During my lifetime there have been 11 presidents. Four have been senators. John Kennedy was inspiring but actually not all that effective. Lyndon Johnson was incredibly effective but will be forever damned by Vietnam. Richard Nixon, enough said.
Barack Obama was the exception to every rule. He was only a U.S. senator for four years and before that he had been an Illinois state senator. On paper he was the least qualified candidate in my lifetime until Trump. And yet I think he did a great job because he was brilliant, had inherently good judgment, had the best interests of the country at heart, and he had gravitas. He was revolutionary only because he was the first black president. But as a leader he was practical and moderate. He should be named an honorary mayor.
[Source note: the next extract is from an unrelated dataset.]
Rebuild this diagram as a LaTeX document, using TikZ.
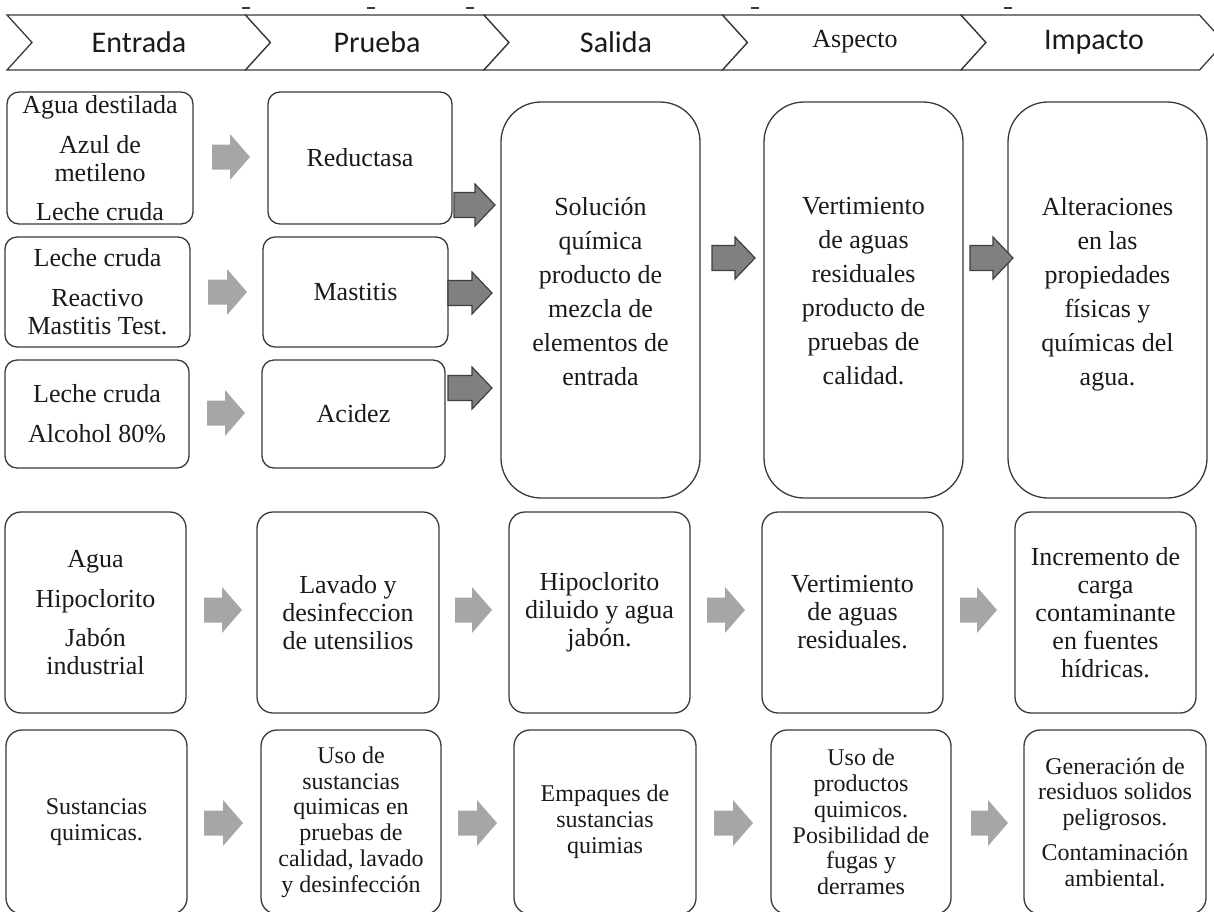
\documentclass[tikz,border=0pt]{standalone}
\usepackage{fontspec}
\setmainfont{Liberation Serif}
\newfontfamily\hdrfont{Carlito}
\definecolor{bordc}{HTML}{3A3A3A}
\definecolor{txtc}{HTML}{1A1A1A}
\definecolor{lightarr}{HTML}{A6A6A6}
\definecolor{darkarr}{HTML}{808080}
\definecolor{darkarrb}{HTML}{3F3F3F}
\newcommand\blockarr[5]{%
  \draw[#1] (#2,#4-12.5) -- (#3-20,#4-12.5) -- (#3-20,#4-#5) -- (#3,#4)
    -- (#3-20,#4+#5) -- (#3-20,#4+12.5) -- (#2,#4+12.5) -- cycle;}
\begin{document}
\begin{tikzpicture}[x=1pt,y=-1pt,
  boxbase/.style={draw=bordc, line width=1.3pt, fill=white, align=center, text=txtc, inner sep=0pt},
  sbox/.style={boxbase, rounded corners=12pt},
  mbox/.style={boxbase, rounded corners=16pt},
  bigbox/.style={boxbase, rounded corners=40pt},
  fa/.style={font=\fontsize{26}{28}\selectfont},
  fb/.style={font=\fontsize{24}{25.8}\selectfont},
  fc/.style={font=\fontsize{26}{34}\selectfont},
  chev/.style={draw=bordc, line width=1.3pt, fill=white, line join=miter},
  hdr/.style={font=\hdrfont\fontsize{30}{32}\selectfont, text=txtc},
  hdrserif/.style={font=\fontsize{26}{28}\selectfont, text=txtc},
  larr/.style={fill=lightarr, draw=none},
  darr/.style={fill=darkarr, draw=darkarrb, line width=1.2pt, line join=miter},
  tick/.style={draw=bordc, line width=1.5pt}
]
\useasboundingbox (0,0) rectangle (1214,911);

% top ticks
\foreach \tx in {246,371,470,755,1008} \draw[tick] (\tx-4,8) -- (\tx+4,8);

% header chevrons
\foreach \i in {0,...,4} {
  \pgfmathsetmacro\xa{7+238.5*\i}
  \draw[chev] (\xa,15) -- (\xa+238.5,15) -- (\xa+263.5,42.5) -- (\xa+238.5,70)
     -- (\xa,70) -- (\xa+25,42.5) -- cycle;
}
\node[hdr] (h1) at (139,42) {Entrada};
\node[hdr] (h2) at (377,42) {Prueba};
\node[hdr] (h3) at (616,42) {Salida};
\node[hdrserif] (h4) at (855,42) {Aspecto};
\node[hdr] (h5) at (1094,42) {Impacto};

% row 1 left boxes
\node[sbox, fa, minimum width=186pt, minimum height=132pt] (a1) at (100,158)
  {Agua destilada\\[12pt]Azul de\\metileno\\[11pt]Leche cruda};
\node[sbox, fa, minimum width=184pt, minimum height=132pt] (b1) at (360,158) {Reductasa};
\node[sbox, fa, minimum width=185pt, minimum height=110pt] (a2) at (97.5,292)
  {Leche cruda\\[12pt]Reactivo\\Mastitis Test.};
\node[sbox, fa, minimum width=185pt, minimum height=110pt] (b2) at (355.5,292) {Mastitis};
\node[sbox, fa, minimum width=184pt, minimum height=108pt] (a3) at (97,414)
  {Leche cruda\\[12pt]Alcohol 80\%};
\node[sbox, fa, minimum width=183pt, minimum height=108pt] (b3) at (353.5,414) {Acidez};

% row 1 big boxes (trailing short line lifts the text a little, as in the original)
\node[bigbox, fc, minimum width=199pt, minimum height=396pt] (s1) at (600.5,300)
  {Solución\\química\\producto de\\mezcla de\\elementos de\\entrada\\[-16pt]\mbox{}};
\node[bigbox, fc, minimum width=199pt, minimum height=396pt] (v1) at (863.5,300)
  {Vertimiento\\de aguas\\residuales\\producto de\\pruebas de\\calidad.\\[-16pt]\mbox{}};
\node[bigbox, fc, minimum width=199pt, minimum height=396pt] (i1) at (1107.5,300)
  {Alteraciones\\en las\\propiedades\\físicas y\\químicas del\\agua.\\[-16pt]\mbox{}};

% row 1 arrows
\blockarr{larr}{212}{250}{157}{23}
\blockarr{larr}{208}{247}{292}{23}
\blockarr{larr}{207}{245}{413}{23}
\blockarr{darr}{454}{495}{205}{21}
\blockarr{darr}{448}{492}{293}{21}
\blockarr{darr}{448}{492}{388}{21}
\blockarr{darr}{712}{755}{258}{21}
\blockarr{darr}{970}{1013}{258}{21}

% row 2
\node[mbox, fa, minimum width=181pt, minimum height=201pt] (a4) at (95.5,612.5)
  {Agua\\[12pt]Hipoclorito\\[11pt]Jabón\\industrial};
\node[mbox, fa, minimum width=182pt, minimum height=201pt] (b4) at (348,612.5)
  {Lavado y\\desinfeccion\\de utensilios};
\node[mbox, fa, minimum width=181pt, minimum height=201pt] (c4) at (599.5,612.5)
  {Hipoclorito\\diluido y agua\\jabón.};
\node[mbox, fa, minimum width=181pt, minimum height=201pt] (d4) at (852.5,612.5)
  {Vertimiento\\de aguas\\residuales.};
\node[mbox, fa, minimum width=181pt, minimum height=201pt] (e4) at (1105.5,612.5)
  {Incremento de\\carga\\contaminante\\en fuentes\\hídricas.};
\blockarr{larr}{204}{242}{610}{23}
\blockarr{larr}{455}{492}{610}{23}
\blockarr{larr}{707}{745}{610}{23}
\blockarr{larr}{960}{997}{610}{23}

% row 3
\node[mbox, fb, minimum width=181pt, minimum height=184pt] (a5) at (96.5,822)
  {Sustancias\\quimicas.};
\node[mbox, fb, minimum width=180pt, minimum height=184pt] (b5) at (351,822)
  {Uso de\\sustancias\\quimicas en\\pruebas de\\calidad, lavado\\y desinfección};
\node[mbox, fb, minimum width=182pt, minimum height=184pt] (c5) at (605,822)
  {Empaques de\\sustancias\\quimias};
\node[mbox, fb, minimum width=180pt, minimum height=184pt] (d5) at (861,822)
  {Uso de\\productos\\quimicos.\\Posibilidad de\\fugas y\\derrames};
\node[mbox, fb, minimum width=182pt, minimum height=184pt] (e5) at (1115,822)
  {Generación de\\residuos solidos\\peligrosos.\\[9pt]Contaminación\\ambiental.};
\blockarr{larr}{204}{243}{823}{23}
\blockarr{larr}{458}{497}{823}{23}
\blockarr{larr}{714}{753}{823}{23}
\blockarr{larr}{971}{1008}{823}{23}
\end{tikzpicture}
\end{document}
All of those things apply to Buttigieg and I would argue that he is better qualified for having served seven years as a mayor than Obama was for having served a handful of years in the U.S. Senate plus some undistinguished years as a state legislator at that point in his career.
Now, of course, it looks like former New York Mayor Michael Bloomberg is getting into the race. That makes me nervous for the politics of it. I’m worried that he will just fracture the Democratic moderates and deliver the nomination to Warren, who has the best chance of losing to Trump of any of the viable candidates. According to the most recent polling in key swing states, including Wisconsin, even Sanders would have a better shot.
But there’s no question in my mind, that if he were electable, he’d be a damn good president. After all, the guy’s been a mayor.